How Distributed Logging Works
Distributed logging is divided into 5 stages: collection, forwarding, storage, indexing, and alerting.
- Collection Stage – Various logs are monitored by the collector agents either using a tail strategy (watching the log file for changes), by subscribing to the logging system when possible (e.g. syslog), or by offering an API for applications to push log entries
- Forwarding Stage – As new log entries are collected by the collector agent, they are forwarded on to the storage processes. For some distributed log solutions, this may simply be another instance of the agent that operates in storage mode. For others, this may be a solution different than the collector agents
- Storage Stage – A local or shared filesystem is often used to store these aggregated events. Configurable settings allow for custom data retention to prevent exceeding available storage.

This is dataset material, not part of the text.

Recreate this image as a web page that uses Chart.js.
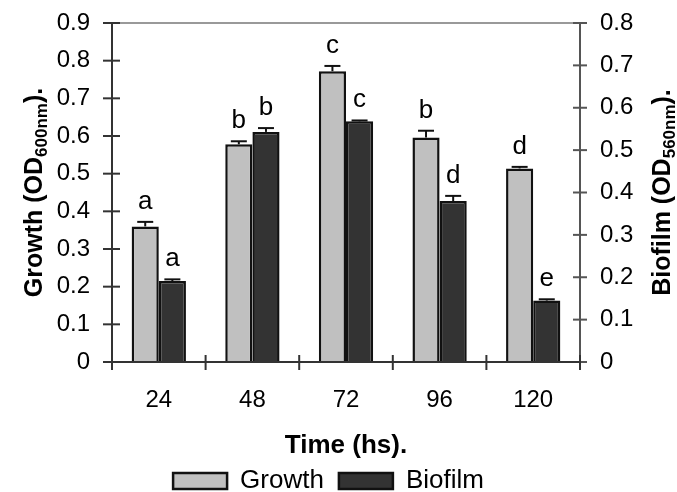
<!DOCTYPE html>
<html>
<head>
<meta charset="utf-8">
<script src="https://cdn.jsdelivr.net/npm/chart.js@4.4.1/dist/chart.umd.min.js"></script>
<style>
  body { margin: 0; background: #fff; }
  #chart { display: block; }
</style>
</head>
<body>
<canvas id="chart" width="677" height="492"></canvas>
<script>
const FONT = '"Liberation Sans", Arial, sans-serif';

// data
const categories = ['24', '48', '72', '96', '120'];
const growth = [0.360, 0.578, 0.772, 0.596, 0.514];
const growthErr = [0.012, 0.008, 0.014, 0.018, 0.004];
const biofilm = [0.191, 0.543, 0.568, 0.380, 0.145];
const biofilmErr = [0.004, 0.009, 0.002, 0.012, 0.003];
const growthLetters = ['a', 'b', 'c', 'b', 'd'];
const biofilmLetters = ['a', 'b', 'c', 'd', 'e'];

const errors = [growthErr, biofilmErr];
const letters = [growthLetters, biofilmLetters];

const tickLabel = (v) => (v === 0 ? '0' : v.toFixed(1));

const line = (ctx, x1, y1, x2, y2) => {
  ctx.beginPath();
  ctx.moveTo(x1, y1);
  ctx.lineTo(x2, y2);
  ctx.stroke();
};

// axis lines + crossing tick marks
const framePlugin = {
  id: 'frame',
  afterDatasetsDraw(chart) {
    const { ctx, chartArea: a, scales: { x, y, y1 } } = chart;
    ctx.save();
    ctx.lineWidth = 2;

    ctx.strokeStyle = '#999';
    line(ctx, a.left - 9, a.top, a.right + 7, a.top);

    ctx.strokeStyle = '#555';
    line(ctx, a.right, a.top, a.right, a.bottom + 8);
    y1.ticks.forEach((t) => {
      const py = y1.getPixelForValue(t.value);
      line(ctx, a.right - 7, py, a.right + 7, py);
    });

    ctx.strokeStyle = '#333';
    line(ctx, a.left, a.top, a.left, a.bottom + 8);
    y.ticks.forEach((t) => {
      const py = y.getPixelForValue(t.value);
      line(ctx, a.left - 9, py, a.left + 8, py);
    });
    line(ctx, a.left, a.bottom, a.right, a.bottom);

    const half = (x.getPixelForValue(1) - x.getPixelForValue(0)) / 2;
    for (let i = 0; i <= categories.length; i++) {
      const px = i < categories.length ? x.getPixelForValue(i) - half : x.getPixelForValue(i - 1) + half;
      line(ctx, px, a.bottom - 7, px, a.bottom + 8);
    }
    ctx.restore();
  }
};

// error bars (upper only) and significance letters
const errorPlugin = {
  id: 'errors',
  afterDatasetsDraw(chart) {
    const { ctx } = chart;
    ctx.save();
    ctx.strokeStyle = '#111';
    ctx.fillStyle = '#000';
    ctx.lineWidth = 2;
    ctx.font = '26px ' + FONT;
    ctx.textAlign = 'center';
    ctx.textBaseline = 'alphabetic';
    chart.data.datasets.forEach((ds, d) => {
      const meta = chart.getDatasetMeta(d);
      const scale = chart.scales[ds.yAxisID];
      meta.data.forEach((bar, i) => {
        const top = scale.getPixelForValue(ds.data[i] + errors[d][i]);
        line(ctx, bar.x, bar.y, bar.x, top);
        line(ctx, bar.x - 8, top, bar.x + 8, top);
        ctx.fillText(letters[d][i], bar.x, top - 13);
      });
    });
    ctx.restore();
  }
};

// rotated axis titles with subscripts
const drawRotTitle = (ctx, parts, cx, cy) => {
  ctx.save();
  ctx.translate(cx, cy);
  ctx.rotate(-Math.PI / 2);
  ctx.fillStyle = '#000';
  ctx.textBaseline = 'alphabetic';
  ctx.textAlign = 'left';
  let total = 0;
  parts.forEach((p) => {
    ctx.font = 'bold ' + p.size + 'px ' + FONT;
    p.w = ctx.measureText(p.text).width;
    total += p.w;
  });
  let px = -total / 2;
  parts.forEach((p) => {
    ctx.font = 'bold ' + p.size + 'px ' + FONT;
    ctx.fillText(p.text, px, 9 + (p.sub ? 5 : 0));
    px += p.w;
  });
  ctx.restore();
};

const titlePlugin = {
  id: 'yTitles',
  afterDraw(chart) {
    const { ctx, chartArea: a } = chart;
    const cy = (a.top + a.bottom) / 2;
    drawRotTitle(ctx, [
      { text: 'Growth (OD', size: 25 },
      { text: '600nm', size: 17, sub: true },
      { text: ').', size: 25 }
    ], 33, cy);
    drawRotTitle(ctx, [
      { text: 'Biofilm (OD', size: 25 },
      { text: '560nm', size: 17, sub: true },
      { text: ').', size: 25 }
    ], 661, cy);
  }
};

// nudge the legend a little to the left, as in the figure
const legendShift = {
  id: 'legendShift',
  afterLayout(chart) {
    chart.legend.left -= 10;
    chart.legend.right -= 10;
  }
};

// keep the y axes from pushing the plot area down
const noEdgePad = (s, w) => {
  s.width = w;
  s.paddingTop = 0;
  s.paddingBottom = 0;
};

const chart = new Chart(document.querySelector('#chart'), {
  type: 'bar',
  data: {
    labels: categories,
    datasets: [
      {
        label: 'Growth',
        data: growth,
        yAxisID: 'y',
        backgroundColor: '#c0c0c0',
        borderColor: '#111',
        borderWidth: 2.5,
        categoryPercentage: 0.58,
        barPercentage: 1
      },
      {
        label: 'Biofilm',
        data: biofilm,
        yAxisID: 'y1',
        backgroundColor: '#333333',
        borderColor: '#111',
        borderWidth: 2.5,
        categoryPercentage: 0.58,
        barPercentage: 1
      }
    ]
  },
  options: {
    responsive: false,
    animation: false,
    layout: { padding: { top: 23, left: 0, right: 0, bottom: 0 } },
    plugins: {
      legend: {
        position: 'bottom',
        maxHeight: 39,
        labels: {
          boxWidth: 54,
          boxHeight: 16,
          padding: 15,
          color: '#000',
          font: { family: FONT, size: 26 }
        }
      },
      tooltip: { enabled: false }
    },
    scales: {
      x: {
        grid: { display: false, drawTicks: false },
        border: { display: false },
        ticks: { color: '#000', font: { family: FONT, size: 24 }, padding: 24 },
        title: {
          display: true,
          text: 'Time (hs).',
          color: '#000',
          font: { family: FONT, size: 26, weight: 'bold' },
          padding: { top: 0, bottom: -8 }
        },
        afterFit: (s) => { s.height = 91; }
      },
      y: {
        position: 'left',
        min: 0,
        max: 0.9,
        grid: { display: false, drawTicks: false },
        border: { display: false },
        ticks: { stepSize: 0.1, color: '#000', font: { family: FONT, size: 24 }, padding: 22, callback: tickLabel },
        afterFit: (s) => noEdgePad(s, 112)
      },
      y1: {
        position: 'right',
        min: 0,
        max: 0.8,
        grid: { display: false, drawTicks: false },
        border: { display: false },
        ticks: { stepSize: 0.1, color: '#000', font: { family: FONT, size: 24 }, padding: 20, callback: tickLabel },
        afterFit: (s) => noEdgePad(s, 97)
      }
    }
  },
  plugins: [framePlugin, errorPlugin, titlePlugin, legendShift]
});
</script>
</body>
</html>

Most systems also offer archiving to object stores and other types of storage options once the local retention limits have been reached
- Indexing Stage – Entries are stored into different data stores in a realtime or batch-based schedule. Tools such as Elasticsearch or HDFS may be used to store and query entries across a specific period of time or based on a specific tag or field value(s)
- Alerting Stage – Patterns are analyzed across entries to determine if thresholds were exceeded or specific patterns are detected. Alerts are then be raised for further investigation and remediation
The logging architecture composed of at least three processes: collector agents, storage processes, and analysis/alerting processes. Some tools package all of these processes together, while others provide some of the processes and require plugins or custom integration to complete the solution. Additionally, distributed logging solutions may be installed and managed in-house, or hosted solutions may be selected to reduce installation and integration time.